E' arrivato giusto un anno prima di Amarcord, di cui è anche prologo e in qualche modo introduzione. Come un atleta che si scalda prima della gara importante, il grande Federico mette il suo occhio visionario a disposizione del pubblico, per dare modo a tutti di gustare la realtà attraverso le sue lenti deformanti. Eccolo, giovane giornalista impacciato appena arrivato a Roma, scoprire volti, voci, suoni, odori e sapori di un calderone umano che annichilisce.
L'impatto con la casa dell'affittacamere, un microcosmo che brilla della luce della padrona tanto grassa da non riuscire a girarsi nel letto. Ed ecco l'avanspettacolo, i bombardamenti, i casini, scenari sconvolti e distorti da volti caricaturali, a volte spettrali, a volte imbambolati.
Il grande popolo multicolore di Roma diventa creta con cui il maestro costruisce la sua
opera d'arte, plasmandoli per riprodurre i suoi ricordi di gioventù. Si salta avanti e indietro, fino all'oggi del 1972, con Fellini che impersona se stesso impegnato a girare il film, con gli hippy in piazza di Spagna, le sfilate di moda ecclesiastica e qualche cammeo di classe, da Gorel Vidal ad Anna Magnani.
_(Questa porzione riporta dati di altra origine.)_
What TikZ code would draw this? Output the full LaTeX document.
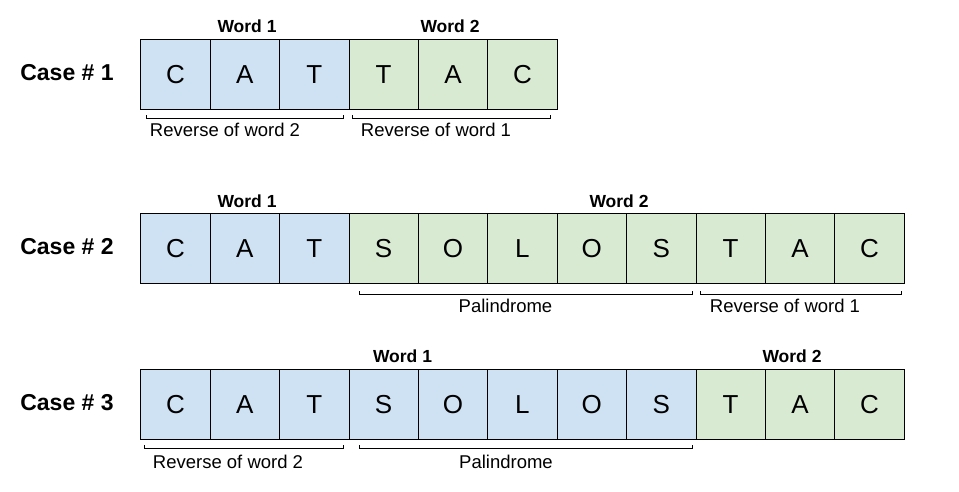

Scene imperdibili, una dopo l'altra, a comporre un collage che solleva lo spettatore dalla realtà e lo fa galleggiare nel cosmo del maestro. Una dopo l'altra, si interrompono all'improvviso, dissolvendosi in altre scene inaspettate, eppure sempre coerenti tra di loro. Un quadro di immagini e suoni che incanta.